You died as the curtain at the Theatre Royal went down. I was 19 and hanging onto a relationship I thought was my life. Whilst you clung on by the merest of threads, I clung onto the romanticised ideals of first love. I didn’t understand what being close to death meant. Across a chasm of teenage indifference, I had rejected all my family stood for. I, with a soupcon of education under my belt, knew so very much more than they could ever understand. The bohemian world of university and urban city culture; so far from the world of the working classes, that stifling square mile of home containing everything from life to death.

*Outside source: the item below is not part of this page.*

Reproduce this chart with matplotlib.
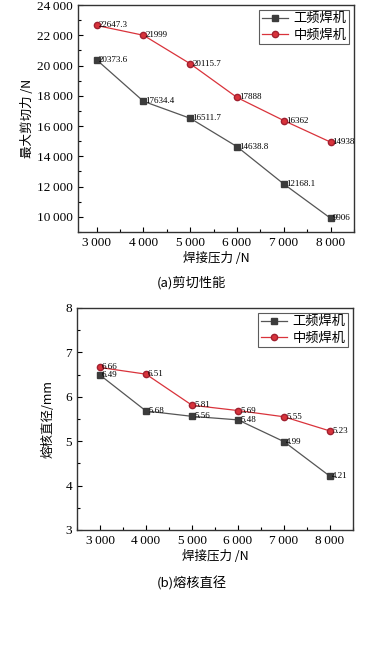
import matplotlib
matplotlib.use("Agg")
import matplotlib.pyplot as plt
from matplotlib.ticker import MultipleLocator, FuncFormatter

pressure = [3000, 4000, 5000, 6000, 7000, 8000]
shear_gp = [20373.6, 17634.4, 16511.7, 14638.8, 12168.1, 9906]
shear_zp = [22647.3, 21999, 20115.7, 17888, 16362, 14938]
shear_gp_lbl = ["20373.6", "17634.4", "16511.7", "14638.8", "12168.1", "9906"]
shear_zp_lbl = ["22647.3", "21999", "20115.7", "17888", "16362", "14938"]
nug_gp = [6.49, 5.68, 5.56, 5.48, 4.99, 4.21]
nug_zp = [6.66, 6.51, 5.81, 5.69, 5.55, 5.23]
series_names = ["工频焊机", "中频焊机"]

SERIF = ["Liberation Serif", "Noto Sans CJK SC"]
CJK = ["Noto Sans CJK SC", "Liberation Serif"]
plt.rcParams['font.family'] = SERIF

fig = plt.figure(figsize=(3.83, 6.64), dpi=100)
W, H = 383, 664

def thou(v, pos):
    v = int(round(v))
    if v >= 1000:
        return f"{v // 1000}\u2009{v % 1000:03d}"
    return str(v)

def style(ax):
    ax.tick_params(direction='in', which='both', labelsize=9.5, width=0.8)
    ax.tick_params(which='major', length=3.5)
    ax.tick_params(which='minor', length=2)
    for s in ax.spines.values():
        s.set_linewidth(1.0)
        s.set_color('#333333')
    for lab in ax.get_xticklabels() + ax.get_yticklabels():
        lab.set_family(SERIF)

c_gp = '#3c3c3c'
c_zp = '#d9333b'

def legend(ax):
    leg = ax.legend(loc='upper right', prop={'family': CJK, 'size': 9.5},
                    frameon=True, fancybox=False, edgecolor='#333333',
                    borderpad=0.2, handlelength=2.0, handletextpad=0.4,
                    labelspacing=0.25, borderaxespad=0.35)
    leg.get_frame().set_linewidth(0.8)

# Top chart
ax1 = fig.add_axes([78 / W, 1 - 232 / H, (354 - 78) / W, (232 - 5) / H])
ax1.plot(pressure, shear_gp, color='#555555', lw=0.9, marker='s', ms=3.8,
         mfc=c_gp, mec=c_gp, label=series_names[0])
ax1.plot(pressure, shear_zp, color=c_zp, lw=0.9, marker='o', ms=4.5,
         mfc=c_zp, mec='#a02030', label=series_names[1])
for x, y, t in zip(pressure, shear_gp, shear_gp_lbl):
    ax1.annotate(t, (x, y), xytext=(1.5, 0), textcoords='offset points',
                 fontsize=6.5, va='center', ha='left', family=SERIF)
for x, y, t in zip(pressure, shear_zp, shear_zp_lbl):
    ax1.annotate(t, (x, y), xytext=(1.5, 0), textcoords='offset points',
                 fontsize=6.5, va='center', ha='left', family=SERIF)
ax1.set_xlim(2600, 8500)
ax1.set_ylim(9000, 24000)
ax1.xaxis.set_major_locator(MultipleLocator(1000))
ax1.xaxis.set_minor_locator(MultipleLocator(500))
ax1.yaxis.set_major_locator(MultipleLocator(2000))
ax1.yaxis.set_minor_locator(MultipleLocator(1000))
ax1.xaxis.set_major_formatter(FuncFormatter(thou))
ax1.yaxis.set_major_formatter(FuncFormatter(thou))
style(ax1)
ax1.set_ylim(9000, 24000)
ax1.set_xlabel("焊接压力 /N", family=CJK, fontsize=9, labelpad=2)
ax1.set_ylabel("最大剪切力 /N", family=CJK, fontsize=9, labelpad=2)
legend(ax1)
fig.text(0.5, 1 - 283 / H, "(a)剪切性能", ha='center', va='center',
         family=CJK, fontsize=9.5)

# Bottom chart
ax2 = fig.add_axes([77 / W, 1 - 530 / H, (353 - 77) / W, (530 - 308) / H])
ax2.plot(pressure, nug_gp, color='#555555', lw=0.9, marker='s', ms=3.8,
         mfc=c_gp, mec=c_gp, label=series_names[0])
ax2.plot(pressure, nug_zp, color=c_zp, lw=0.9, marker='o', ms=4.5,
         mfc=c_zp, mec='#a02030', label=series_names[1])
for x, y in zip(pressure, nug_gp):
    ax2.annotate(f"{y:.2f}", (x, y), xytext=(1.5, 0), textcoords='offset points',
                 fontsize=6.5, va='center', ha='left', family=SERIF)
for x, y in zip(pressure, nug_zp):
    ax2.annotate(f"{y:.2f}", (x, y), xytext=(1.5, 0), textcoords='offset points',
                 fontsize=6.5, va='center', ha='left', family=SERIF)
ax2.set_xlim(2500, 8500)
ax2.set_ylim(3, 8)
ax2.xaxis.set_major_locator(MultipleLocator(1000))
ax2.xaxis.set_minor_locator(MultipleLocator(500))
ax2.yaxis.set_major_locator(MultipleLocator(1))
ax2.yaxis.set_minor_locator(MultipleLocator(0.5))
ax2.xaxis.set_major_formatter(FuncFormatter(thou))
style(ax2)
ax2.set_xlabel("焊接压力 /N", family=CJK, fontsize=9, labelpad=2)
ax2.set_ylabel("熔核直径/mm", family=CJK, fontsize=9, labelpad=8)
legend(ax2)
fig.text(0.5, 1 - 583 / H, "(b)熔核直径", ha='center', va='center',
         family=CJK, fontsize=9.5)

fig.savefig("out.png", dpi=100)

If you were here now I’d say I was sorry. That I love you. That I’d never realized how hard you worked; sewing factory sofas by day, cleaning offices by night. That your yearly pilgrimage to the Costa Brava, sneered at by my teenage self, was a life line. A beacon of respite from the daily grind. Just like the 20+ a day you puffed away.
I’d tell you how strong you were as my Mam carved the family apart again and again. It was a different time. Mental illness and drug addiction barely talked about; domestic violence commonplace. I’d tell you how grateful I am for stepping in; picking up the pieces Every Bloody Time.
You couldn’t have changed what happened. Mam chose her own path. Trying to change her was like trying to balance on the event horizon.
And I would ask ‘Why? Why did you keep helping her? Why did you let her treat you that way?’ And through the smoke you would say,
‘Because that is what had to be done pet. That is what had to be done.’